What to work on> Copy out the lines that include the word "matplotlib".

Data>
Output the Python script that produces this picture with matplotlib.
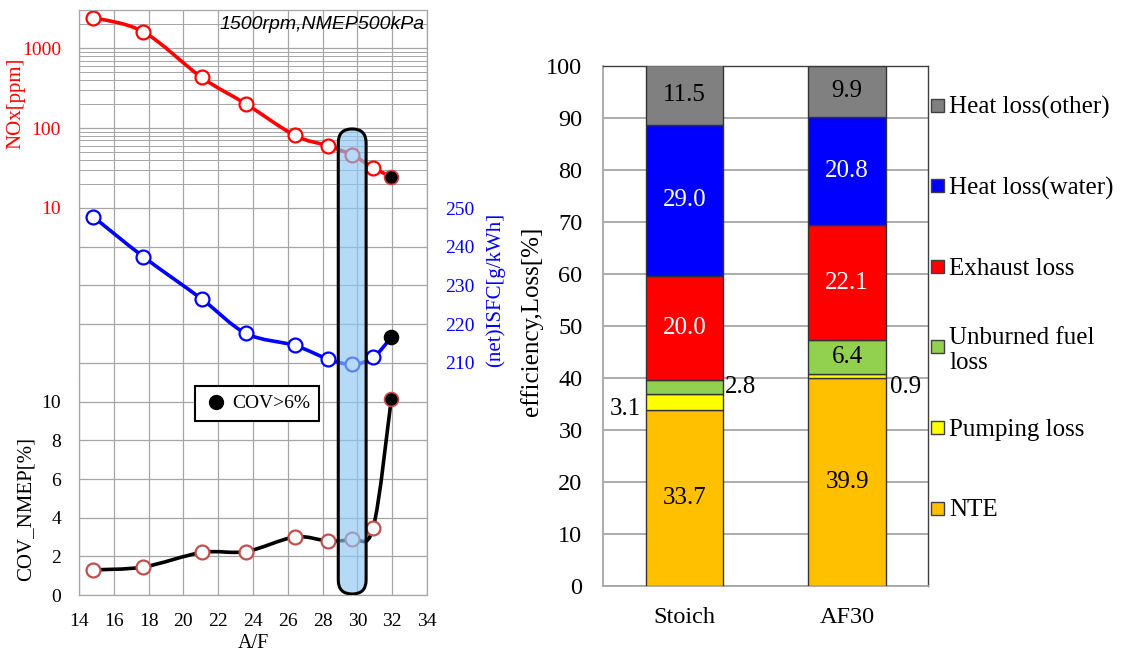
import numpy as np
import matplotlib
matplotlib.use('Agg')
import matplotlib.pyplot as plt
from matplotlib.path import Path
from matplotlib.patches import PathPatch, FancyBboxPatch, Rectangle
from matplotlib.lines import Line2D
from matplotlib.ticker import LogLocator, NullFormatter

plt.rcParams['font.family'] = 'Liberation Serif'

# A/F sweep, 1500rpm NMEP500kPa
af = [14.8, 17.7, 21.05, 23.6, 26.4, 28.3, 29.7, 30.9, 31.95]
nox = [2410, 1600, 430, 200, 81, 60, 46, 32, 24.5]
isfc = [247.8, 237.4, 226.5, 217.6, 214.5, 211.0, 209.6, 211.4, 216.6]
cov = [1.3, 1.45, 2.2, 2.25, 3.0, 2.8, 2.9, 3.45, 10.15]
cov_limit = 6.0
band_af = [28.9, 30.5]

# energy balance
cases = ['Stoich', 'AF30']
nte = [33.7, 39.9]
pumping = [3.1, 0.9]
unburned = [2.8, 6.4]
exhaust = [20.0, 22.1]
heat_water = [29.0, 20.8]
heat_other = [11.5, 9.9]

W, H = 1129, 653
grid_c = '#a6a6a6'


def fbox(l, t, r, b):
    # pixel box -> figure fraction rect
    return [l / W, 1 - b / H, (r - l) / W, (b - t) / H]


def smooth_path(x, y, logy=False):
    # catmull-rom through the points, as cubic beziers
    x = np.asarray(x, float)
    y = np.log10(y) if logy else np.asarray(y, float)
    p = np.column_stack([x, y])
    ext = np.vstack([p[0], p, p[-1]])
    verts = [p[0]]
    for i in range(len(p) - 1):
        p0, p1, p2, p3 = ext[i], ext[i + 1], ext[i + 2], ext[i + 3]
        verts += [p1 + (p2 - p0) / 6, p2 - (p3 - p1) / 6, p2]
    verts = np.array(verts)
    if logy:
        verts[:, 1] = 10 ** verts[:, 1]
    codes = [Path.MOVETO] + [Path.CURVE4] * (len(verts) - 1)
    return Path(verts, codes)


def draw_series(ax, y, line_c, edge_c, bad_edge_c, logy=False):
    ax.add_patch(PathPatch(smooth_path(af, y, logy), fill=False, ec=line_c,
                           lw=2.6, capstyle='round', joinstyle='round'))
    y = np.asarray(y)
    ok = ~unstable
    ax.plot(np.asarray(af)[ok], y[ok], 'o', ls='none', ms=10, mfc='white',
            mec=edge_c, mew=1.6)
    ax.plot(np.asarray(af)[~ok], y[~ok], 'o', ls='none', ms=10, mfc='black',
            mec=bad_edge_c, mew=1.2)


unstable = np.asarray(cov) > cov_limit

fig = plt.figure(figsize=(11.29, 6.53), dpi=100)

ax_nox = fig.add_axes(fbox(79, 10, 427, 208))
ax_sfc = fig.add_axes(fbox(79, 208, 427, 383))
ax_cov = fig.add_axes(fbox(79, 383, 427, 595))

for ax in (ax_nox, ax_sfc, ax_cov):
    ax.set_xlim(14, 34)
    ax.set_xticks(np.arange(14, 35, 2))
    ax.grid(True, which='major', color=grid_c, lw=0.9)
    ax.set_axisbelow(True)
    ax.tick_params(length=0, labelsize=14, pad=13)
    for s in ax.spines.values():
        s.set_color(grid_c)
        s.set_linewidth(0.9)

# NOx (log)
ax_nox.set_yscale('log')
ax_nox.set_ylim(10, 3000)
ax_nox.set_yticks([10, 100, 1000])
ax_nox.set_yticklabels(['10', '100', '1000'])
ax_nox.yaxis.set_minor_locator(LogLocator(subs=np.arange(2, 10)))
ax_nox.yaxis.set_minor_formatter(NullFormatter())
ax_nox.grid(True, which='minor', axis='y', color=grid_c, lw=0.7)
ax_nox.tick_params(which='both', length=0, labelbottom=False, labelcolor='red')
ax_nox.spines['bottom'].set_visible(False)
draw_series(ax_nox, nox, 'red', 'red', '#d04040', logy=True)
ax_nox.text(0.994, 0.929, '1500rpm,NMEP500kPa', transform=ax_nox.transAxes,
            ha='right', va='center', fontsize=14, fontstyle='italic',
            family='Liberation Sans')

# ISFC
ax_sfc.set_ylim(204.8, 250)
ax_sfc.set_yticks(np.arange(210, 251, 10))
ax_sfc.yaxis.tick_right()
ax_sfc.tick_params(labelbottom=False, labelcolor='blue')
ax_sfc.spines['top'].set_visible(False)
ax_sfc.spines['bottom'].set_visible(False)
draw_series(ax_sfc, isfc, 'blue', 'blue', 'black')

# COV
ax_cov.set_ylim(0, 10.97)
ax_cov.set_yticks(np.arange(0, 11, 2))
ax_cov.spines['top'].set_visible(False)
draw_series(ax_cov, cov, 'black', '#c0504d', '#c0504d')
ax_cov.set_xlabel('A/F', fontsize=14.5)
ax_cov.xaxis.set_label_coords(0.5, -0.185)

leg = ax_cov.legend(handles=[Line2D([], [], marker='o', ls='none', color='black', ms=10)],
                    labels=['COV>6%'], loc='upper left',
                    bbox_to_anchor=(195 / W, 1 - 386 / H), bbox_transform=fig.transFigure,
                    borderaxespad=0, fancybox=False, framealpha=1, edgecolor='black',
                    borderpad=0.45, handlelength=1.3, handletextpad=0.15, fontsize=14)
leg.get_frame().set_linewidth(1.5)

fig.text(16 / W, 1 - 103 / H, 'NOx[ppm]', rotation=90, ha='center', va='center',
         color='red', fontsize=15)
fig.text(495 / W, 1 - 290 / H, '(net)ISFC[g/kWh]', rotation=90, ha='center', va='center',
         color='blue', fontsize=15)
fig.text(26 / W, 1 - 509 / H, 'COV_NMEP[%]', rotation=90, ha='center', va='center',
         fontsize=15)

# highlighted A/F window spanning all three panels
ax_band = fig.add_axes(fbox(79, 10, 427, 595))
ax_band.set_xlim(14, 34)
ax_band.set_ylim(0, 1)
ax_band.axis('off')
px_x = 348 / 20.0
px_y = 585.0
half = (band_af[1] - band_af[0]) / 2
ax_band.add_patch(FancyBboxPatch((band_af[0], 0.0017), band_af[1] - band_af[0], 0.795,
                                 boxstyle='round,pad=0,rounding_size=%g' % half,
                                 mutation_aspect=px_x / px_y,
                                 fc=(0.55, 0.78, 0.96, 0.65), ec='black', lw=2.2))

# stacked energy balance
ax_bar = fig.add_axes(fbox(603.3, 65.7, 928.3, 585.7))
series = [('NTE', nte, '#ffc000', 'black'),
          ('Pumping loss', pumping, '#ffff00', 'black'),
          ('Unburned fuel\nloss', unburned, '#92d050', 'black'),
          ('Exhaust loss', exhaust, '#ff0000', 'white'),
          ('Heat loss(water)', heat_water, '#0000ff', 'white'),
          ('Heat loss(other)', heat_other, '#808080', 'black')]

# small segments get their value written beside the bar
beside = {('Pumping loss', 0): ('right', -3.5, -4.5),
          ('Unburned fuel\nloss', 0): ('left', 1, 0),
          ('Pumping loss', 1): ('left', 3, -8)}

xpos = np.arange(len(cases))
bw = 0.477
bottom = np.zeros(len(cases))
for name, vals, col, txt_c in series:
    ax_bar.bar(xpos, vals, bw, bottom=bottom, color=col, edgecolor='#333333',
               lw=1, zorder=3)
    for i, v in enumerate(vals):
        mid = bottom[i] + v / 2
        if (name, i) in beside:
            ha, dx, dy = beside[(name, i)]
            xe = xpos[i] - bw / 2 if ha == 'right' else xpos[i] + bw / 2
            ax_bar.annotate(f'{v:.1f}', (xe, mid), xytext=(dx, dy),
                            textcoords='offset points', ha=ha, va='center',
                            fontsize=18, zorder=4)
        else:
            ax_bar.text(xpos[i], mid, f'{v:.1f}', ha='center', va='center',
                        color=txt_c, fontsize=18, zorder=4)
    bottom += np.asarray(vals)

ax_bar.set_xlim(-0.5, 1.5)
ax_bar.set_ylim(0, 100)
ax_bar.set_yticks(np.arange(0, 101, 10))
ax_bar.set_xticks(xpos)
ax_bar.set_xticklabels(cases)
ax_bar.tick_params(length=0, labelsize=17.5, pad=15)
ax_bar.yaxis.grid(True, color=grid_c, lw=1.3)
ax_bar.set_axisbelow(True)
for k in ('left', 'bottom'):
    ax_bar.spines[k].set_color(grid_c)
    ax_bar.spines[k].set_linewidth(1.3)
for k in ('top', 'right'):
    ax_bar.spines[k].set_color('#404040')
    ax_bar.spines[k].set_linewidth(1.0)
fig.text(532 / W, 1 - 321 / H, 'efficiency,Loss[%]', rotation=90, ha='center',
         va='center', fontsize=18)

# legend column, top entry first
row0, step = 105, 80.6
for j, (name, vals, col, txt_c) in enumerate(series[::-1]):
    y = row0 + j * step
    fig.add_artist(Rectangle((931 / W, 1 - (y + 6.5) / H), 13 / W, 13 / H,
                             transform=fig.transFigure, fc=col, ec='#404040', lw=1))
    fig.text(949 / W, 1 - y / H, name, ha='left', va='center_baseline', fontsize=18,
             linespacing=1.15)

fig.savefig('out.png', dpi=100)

The response>
Output the Python script that produces this picture with matplotlib.
import matplotlib
matplotlib.use('Agg')
import matplotlib.pyplot as plt
from matplotlib.path import Path
from matplotlib.patches import PathPatch, FancyBboxPatch, Rectangle
from matplotlib.lines import Line2D
from matplotlib.ticker import LogLocator, NullFormatter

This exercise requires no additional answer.